_What to work on_
Leave out all pictures. Return exactly the lines from the top of the material through the line containing "const pts = (xs, ys)".

○ ○ ○ ○ ○

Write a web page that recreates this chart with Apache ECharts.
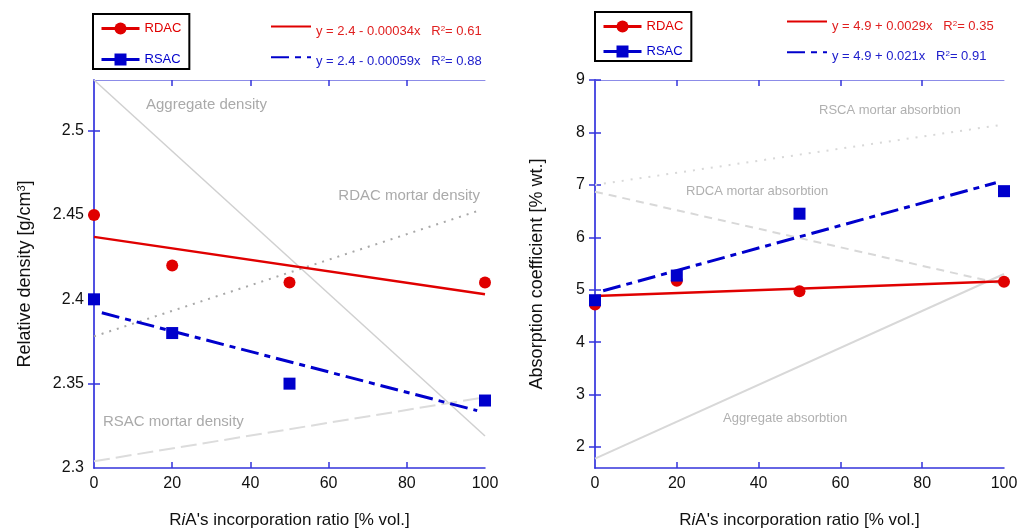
<!DOCTYPE html>
<html><head><meta charset="utf-8">
<script src="https://cdn.jsdelivr.net/npm/echarts@6/dist/echarts.min.js"></script>
<style>html,body{margin:0;padding:0;background:#fff}#c{width:1021px;height:529px}</style>
</head><body><div id="c"></div>
<script>
// ---- data ----
const ratio = [0, 20, 50, 100];
const densRDAC = [2.45, 2.42, 2.41, 2.41];
const densRSAC = [2.40, 2.38, 2.35, 2.34];
const absRDAC = [4.72, 5.17, 4.97, 5.15];
const absRSAC = [4.80, 5.27, 6.45, 6.88];
// fitted trend lines (endpoints)
const densFitRDAC = [[0, 2.437], [100, 2.403]];
const densFitRSAC = [[2, 2.392], [98, 2.334]];
const absFitRDAC = [[0, 4.88], [100, 5.16]];
const absFitRSAC = [[2, 4.98], [98, 7.04]];
// reference lines
const aggDensity = [[0, 2.53], [100, 2.319]];
const rdacMortarDensity = [[0, 2.378], [99, 2.453]];
const rsacMortarDensity = [[0, 2.304], [100, 2.342]];
const aggAbsorption = [[0, 1.78], [100, 5.30]];
const rdcaMortarAbs = [[0, 6.87], [99, 5.12]];
const rscaMortarAbs = [[0, 7.00], [99, 8.14]];
// ticks
const xTicks = [0, 20, 40, 60, 80, 100];
const xInnerTicks = [20, 40, 60, 80];
const densTicks = [2.3, 2.35, 2.4, 2.45, 2.5];
const absTicks = [2, 3, 4, 5, 6, 7, 8, 9];
const fitTexts = {
  fitDR: 'y = 2.4 - 0.00034x   R{sup|2}= 0.61',
  fitDS: 'y = 2.4 - 0.00059x   R{sup|2}= 0.88',
  fitAR: 'y = 4.9 + 0.0029x   R{sup|2}= 0.35',
  fitAS: 'y = 4.9 + 0.021x   R{sup|2}= 0.91'
};

const RED = '#e00000', BLUE = '#0000cc', AX = '#3434dc', AXL = '#8c8ce8';
const FONT = '"Liberation Sans", Arial, sans-serif';
const pts = (xs, ys) => xs.map((x, i) => [x, ys[i]]);

function xAxes(grid) {
  return [
    { type: 'value', gridIndex: grid, min: 0, max: 100, position: 'bottom',
      name: "R{it|i}A's incorporation ratio [% vol.]", nameLocation: 'middle', nameGap: 44,
      nameTextStyle: { fontFamily: FONT, fontSize: 17, color: '#111',
        rich: { it: { fontStyle: 'italic', fontFamily: FONT, fontSize: 17, color: '#111' } } },
      axisLine: { lineStyle: { color: AX, width: 1.5 } },
      axisTick: { inside: true, length: 6, lineStyle: { color: AX, width: 1.5 }, customValues: xInnerTicks },
      axisLabel: { customValues: xTicks, fontFamily: FONT, fontSize: 16, color: '#111', margin: 8 },
      splitLine: { show: false } },
    { type: 'value', gridIndex: grid, min: 0, max: 100, position: 'top',
      axisLine: { lineStyle: { color: AXL, width: 1 } },
      axisTick: { inside: true, length: 6, lineStyle: { color: AX, width: 1.5 }, customValues: xInnerTicks },
      axisLabel: { show: false }, splitLine: { show: false } }
  ];
}
function yAxes(grid, min, max, ticks, inner, name, gap) {
  return [
    { type: 'value', gridIndex: grid, min: min, max: max, position: 'left',
      name: name, nameLocation: 'middle', nameGap: gap,
      nameTextStyle: { fontFamily: FONT, fontSize: 18, color: '#111',
        rich: { sup: { fontFamily: FONT, fontSize: 11, color: '#111', verticalAlign: 'top', lineHeight: 8 } } },
      axisLine: { lineStyle: { color: AX, width: 1.5 } },
      axisTick: { inside: true, length: 6, lineStyle: { color: AX, width: 1.5 }, customValues: inner },
      axisLabel: { customValues: ticks, fontFamily: FONT, fontSize: 16, color: '#111', margin: 10 },
      splitLine: { show: false } },
    { type: 'value', gridIndex: grid, min: min, max: max, position: 'right',
      axisLine: { lineStyle: { color: '#4a4ae0', width: 1.5 } },
      axisTick: { inside: true, length: 6, lineStyle: { color: AX, width: 1.5 }, customValues: inner },
      axisLabel: { show: false }, splitLine: { show: false } }
  ];
}
function refLine(name, xi, yi, data, color, type, width) {
  return { name: name, type: 'line', xAxisIndex: xi, yAxisIndex: yi, data: data, symbol: 'none',
    silent: true, z: 1, lineStyle: { color: color, type: type, width: width } };
}
function fitLine(name, xi, yi, data, color, type, width) {
  return { name: name, type: 'line', xAxisIndex: xi, yAxisIndex: yi, data: data, symbol: 'none',
    symbolSize: 0, z: 3, itemStyle: { color: color, opacity: 0 },
    lineStyle: { color: color, type: type, width: width } };
}
function pointSeries(name, xi, yi, data, color, symbol) {
  return { name: name, type: 'line', xAxisIndex: xi, yAxisIndex: yi, data: data, symbol: symbol,
    symbolSize: 12, showSymbol: true, clip: false, z: 5, itemStyle: { color: color },
    lineStyle: { color: color, width: 3, opacity: 0 } };
}
function dataLegend(left, top, gap, pad) {
  return { left: left, top: top, orient: 'vertical', itemWidth: 38, itemHeight: 15, itemGap: gap,
    padding: pad, borderColor: '#000', borderWidth: 2, borderRadius: 0,
    textStyle: { fontFamily: FONT, fontSize: 13 }, selectedMode: false,
    data: [
      { name: 'RDAC', textStyle: { color: RED }, lineStyle: { color: RED, width: 3, opacity: 1 } },
      { name: 'RSAC', textStyle: { color: BLUE }, lineStyle: { color: BLUE, width: 3, opacity: 1 } }
    ] };
}
function fitLegend(left, top, names, gap) {
  const sup = c => ({ sup: { color: c, fontFamily: FONT, fontSize: 8, verticalAlign: 'top', lineHeight: 8 } });
  return { left: left, top: top, orient: 'vertical', itemWidth: 40, itemHeight: 14, itemGap: gap,
    padding: 0, selectedMode: false,
    formatter: n => fitTexts[n],
    textStyle: { fontFamily: FONT, fontSize: 13, padding: [9, 0, 0, 0], rich: sup('#333') },
    data: [
      { name: names[0], itemStyle: { opacity: 0 }, textStyle: { color: '#e02020', padding: [9, 0, 0, 0], rich: sup('#e02020') } },
      { name: names[1], itemStyle: { opacity: 0 }, textStyle: { color: '#2020cc', padding: [9, 0, 0, 0], rich: sup('#2020cc') } }
    ] };
}
function gtext(x, y, text, size, align, color) {
  return { type: 'text', x: x, y: y, silent: true, z: 2,
    style: { text: text, fontFamily: FONT, fontSize: size, fill: color || '#aaaaaa',
      align: align, verticalAlign: 'middle' } };
}

const chart = echarts.init(document.getElementById('c'), null, { renderer: 'canvas' });
chart.setOption({
  animation: false,
  backgroundColor: '#fff',
  grid: [
    { left: 94, right: 536, top: 80, bottom: 61, outerBoundsMode: 'none', containLabel: false },
    { left: 595, right: 17, top: 80, bottom: 61, outerBoundsMode: 'none', containLabel: false }
  ],
  xAxis: xAxes(0).concat(xAxes(1)),
  yAxis: yAxes(0, 2.3, 2.53, densTicks, [2.35, 2.4, 2.45, 2.5], 'Relative density [g/cm{sup|3}]', 60)
    .concat(yAxes(1, 1.6, 9, absTicks, absTicks, 'Absorption coefficient [% wt.]', 49)),
  legend: [
    dataLegend(93, 14, 18, [8, 8, 3, 7]),
    fitLegend(270, 21, ['fitDR', 'fitDS'], 14),
    dataLegend(595, 12, 12, [8, 8, 3, 7]),
    fitLegend(786, 16, ['fitAR', 'fitAS'], 14)
  ],
  graphic: [
    gtext(146, 105, 'Aggregate density', 15, 'left'),
    gtext(480, 196, 'RDAC mortar density', 15, 'right'),
    gtext(103, 422, 'RSAC mortar density', 15, 'left'),
    gtext(819, 110, 'RSCA mortar absorbtion', 13, 'left', '#b0b0b0'),
    gtext(686, 191, 'RDCA mortar absorbtion', 13, 'left', '#b0b0b0'),
    gtext(723, 418, 'Aggregate absorbtion', 13, 'left', '#b0b0b0')
  ],
  series: [
    // left panel
    refLine('aggD', 0, 0, aggDensity, '#d0d0d0', 'solid', 1.5),
    refLine('rdacMD', 0, 0, rdacMortarDensity, '#a8a8a8', [2, 6], 2),
    refLine('rsacMD', 0, 0, rsacMortarDensity, '#dcdcdc', [16, 6], 2),
    fitLine('fitDR', 0, 0, densFitRDAC, RED, 'solid', 2.5),
    fitLine('fitDS', 0, 0, densFitRSAC, BLUE, [18, 6, 6, 6], 3),
    pointSeries('RDAC', 0, 0, pts(ratio, densRDAC), RED, 'circle'),
    pointSeries('RSAC', 0, 0, pts(ratio, densRSAC), BLUE, 'rect'),
    // right panel
    refLine('aggA', 2, 2, aggAbsorption, '#d8d8d8', 'solid', 2),
    refLine('rdcaMA', 2, 2, rdcaMortarAbs, '#d8d8d8', [8, 6], 2),
    refLine('rscaMA', 2, 2, rscaMortarAbs, '#d8d8d8', [2, 7], 2),
    fitLine('fitAR', 2, 2, absFitRDAC, RED, 'solid', 2.5),
    fitLine('fitAS', 2, 2, absFitRSAC, BLUE, [18, 6, 6, 6], 3),
    pointSeries('RDAC', 2, 2, pts(ratio, absRDAC), RED, 'circle'),
    pointSeries('RSAC', 2, 2, pts(ratio, absRSAC), BLUE, 'rect')
  ]
});
</script></body></html>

○ ○ ○ ○ ○

_Exercise response_
Write a web page that recreates this chart with Apache ECharts.
<!DOCTYPE html>
<html><head><meta charset="utf-8">
<script src="https://cdn.jsdelivr.net/npm/echarts@6/dist/echarts.min.js"></script>
<style>html,body{margin:0;padding:0;background:#fff}#c{width:1021px;height:529px}</style>
</head><body><div id="c"></div>
<script>
// ---- data ----
const ratio = [0, 20, 50, 100];
const densRDAC = [2.45, 2.42, 2.41, 2.41];
const densRSAC = [2.40, 2.38, 2.35, 2.34];
const absRDAC = [4.72, 5.17, 4.97, 5.15];
const absRSAC = [4.80, 5.27, 6.45, 6.88];
// fitted trend lines (endpoints)
const densFitRDAC = [[0, 2.437], [100, 2.403]];
const densFitRSAC = [[2, 2.392], [98, 2.334]];
const absFitRDAC = [[0, 4.88], [100, 5.16]];
const absFitRSAC = [[2, 4.98], [98, 7.04]];
// reference lines
const aggDensity = [[0, 2.53], [100, 2.319]];
const rdacMortarDensity = [[0, 2.378], [99, 2.453]];
const rsacMortarDensity = [[0, 2.304], [100, 2.342]];
const aggAbsorption = [[0, 1.78], [100, 5.30]];
const rdcaMortarAbs = [[0, 6.87], [99, 5.12]];
const rscaMortarAbs = [[0, 7.00], [99, 8.14]];
// ticks
const xTicks = [0, 20, 40, 60, 80, 100];
const xInnerTicks = [20, 40, 60, 80];
const densTicks = [2.3, 2.35, 2.4, 2.45, 2.5];
const absTicks = [2, 3, 4, 5, 6, 7, 8, 9];
const fitTexts = {
  fitDR: 'y = 2.4 - 0.00034x   R{sup|2}= 0.61',
  fitDS: 'y = 2.4 - 0.00059x   R{sup|2}= 0.88',
  fitAR: 'y = 4.9 + 0.0029x   R{sup|2}= 0.35',
  fitAS: 'y = 4.9 + 0.021x   R{sup|2}= 0.91'
};

const RED = '#e00000', BLUE = '#0000cc', AX = '#3434dc', AXL = '#8c8ce8';
const FONT = '"Liberation Sans", Arial, sans-serif';
const pts = (xs, ys) => xs.map((x, i) => [x, ys[i]]);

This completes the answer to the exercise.